Jay Smith arrived at the court to be sentenced. He was 20 minutes late. The judge sentenced him to two to five years.

Police inventoried the items found in Reinert's car. As Wambaugh wrote, most of them were ordinary things like "a road map, a hairbrush, some candy wrappers." A dildo was found under the front seat. Underneath the body was something that would come to seem of great significance. It was "a brand-new blue comb and on it was inscribed in white: 79th USARCOM, along with an insignia of the cross of Lorraine." Later they would find that thousands of similar combs were handed out "as a recruiting gimmick."

The next day, a close friendof Susan Reinert's, Sharon Lee, phoned Bill Bradfield at St. John's to tell him of Reinert's death.

 "Do you know what she was doing in Harrisburg?" Lee asked. "Or where she was planning to go that weekend?"

"I have no idea," Bradfield replied in a subdued voice.

"You were supposed to go to England with her this summer," Lee said, repeating what she had been told by her friend.

"No," Bradfield said firmly. "Susan was pursuing me and trying to persuade me to go to England but I told her I wasn't interested."

Shocked but in no mood to argue, Lee asked Bradfield if he knew where the children were or who was caring for them.

"The children?" he said vaguely. "Oh, yes, the children. How old were the children?"
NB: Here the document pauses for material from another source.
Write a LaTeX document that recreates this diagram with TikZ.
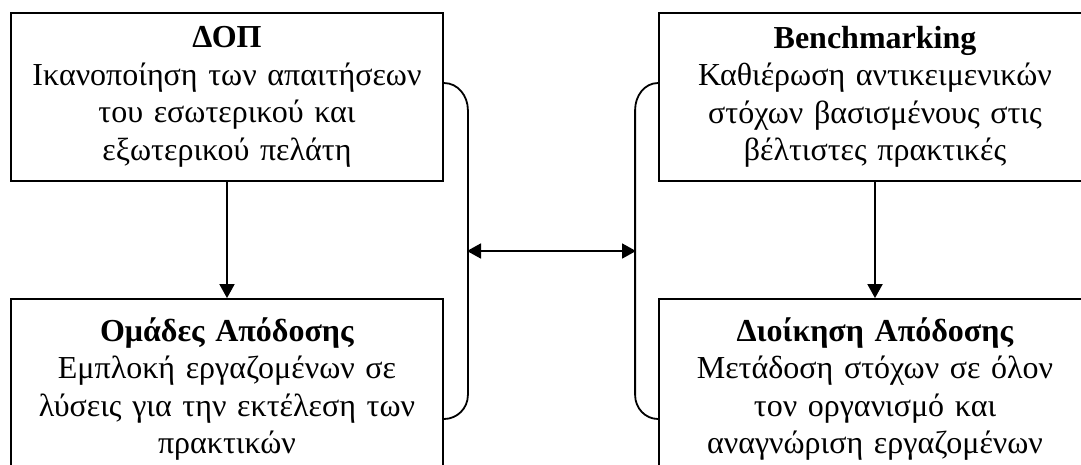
\documentclass[tikz,border=0pt]{standalone}
\usepackage{fontspec}
\setmainfont{Liberation Serif}
\usetikzlibrary{arrows.meta,positioning}

\begin{document}
\begin{tikzpicture}[
    x=1pt, y=1pt,
    box/.style={draw, line width=1.8pt, minimum width=432pt, minimum height=168pt,
      text width=425pt, align=center, inner sep=0pt,
      font=\fontsize{32}{37.5}\selectfont},
    lowbox/.style={box, minimum height=180pt},
    link/.style={line width=1.8pt},
    tip/.style={-{Triangle[length=14pt,width=15pt]}},
    tips/.style={{Triangle[length=14pt,width=15pt]}-{Triangle[length=14pt,width=15pt]}}
  ]
  \useasboundingbox (0,0) rectangle (1081,-464);
  \clip (0,0) rectangle (1081,-464);
  % boxes
  \node[box] (dop) at (227,-97) {\textbf{ΔΟΠ}\\
    Ικανοποίηση των απαιτήσεων\\ του εσωτερικού και\\ εξωτερικού πελάτη};
  \node[box] (bench) at (875,-97) {\textbf{Benchmarking}\\
    Καθιέρωση αντικειμενικών\\ στόχων βασισμένους στις\\ βέλτιστες πρακτικές};
  \node[lowbox] (omades) at (227,-389) {\textbf{Ομάδες Απόδοσης}\\
    Εμπλοκή εργαζομένων σε\\ λύσεις για την εκτέλεση των\\ πρακτικών};
  \node[lowbox] (dioik) at (875,-389) {\textbf{Διοίκηση Απόδοσης}\\
    Μετάδοση στόχων σε όλον\\ τον οργανισμό και\\ αναγνώριση εργαζομένων};
  % arrows down
  \draw[link,tip] (dop) -- (omades);
  \draw[link,tip] (bench) -- (dioik);
  % brackets
  \draw[link] ([yshift=14pt]dop.east) to[out=0,in=90] ++(24,-27)
    -- ([shift={(24pt,-6pt)}]omades.east) to[out=-90,in=0] ([yshift=-30pt]omades.east);
  \draw[link] ([yshift=14pt]bench.west) to[out=180,in=90] ++(-23,-27)
    -- ([shift={(-23pt,-6pt)}]dioik.west) to[out=-90,in=180] ([yshift=-30pt]dioik.west);
  \coordinate (lb) at (467,-251);
  \coordinate (rb) at (636,-251);
  \draw[link,tips] (lb) -- (rb);
\end{tikzpicture}
\end{document}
A chill ran up Sharon Lee's spine when she remembered this conversation. Bradfield had spoken of the children in the past tense.

Bradfield got a call a few days later from Vince Valaitis. "I've talked to a priest," Valaitis said. "The priest told me that it's important for you to go directly to the police and tell them everything you know about Smith."

After a tense pause, Bradfield suggested it might not have been Smith after all. Maybe another man she was having an affair with had killed her. "I'll be talking to the police as soon as they submit their questions," Bradfield said.

An autopsy was performed on Reinert. Some half-dozen small red fibers, invisible to the naked eye, were found in her hair. A couple of blue fibers were found. The white substance around her mouth and in her hair was not semen but material that probably came from adhesive tape.

Then the coroner made a bad mistake. Unable to find a needle mark in that hideously wounded body, he described the cause of death as "asphyxiation" rather than the fatal injection that it was. Only after the lab report came back would it be corrected.

Ken Reinert was summoned to identify the body of his ex-wife. Automatically, he was a suspect. Sergeant Joe VanNort and his partner Jack Holtz observed his reaction carefully. He appeared as distraught as one would expect. Later, as he was answering their questions, he asked one of his own, "Who's taking care of the kids?"

"What kids?" one of the officers replied.

Father and officers made their own separate investigations. No one knew where Karen and Michael Reinert were. Or at least no one would say.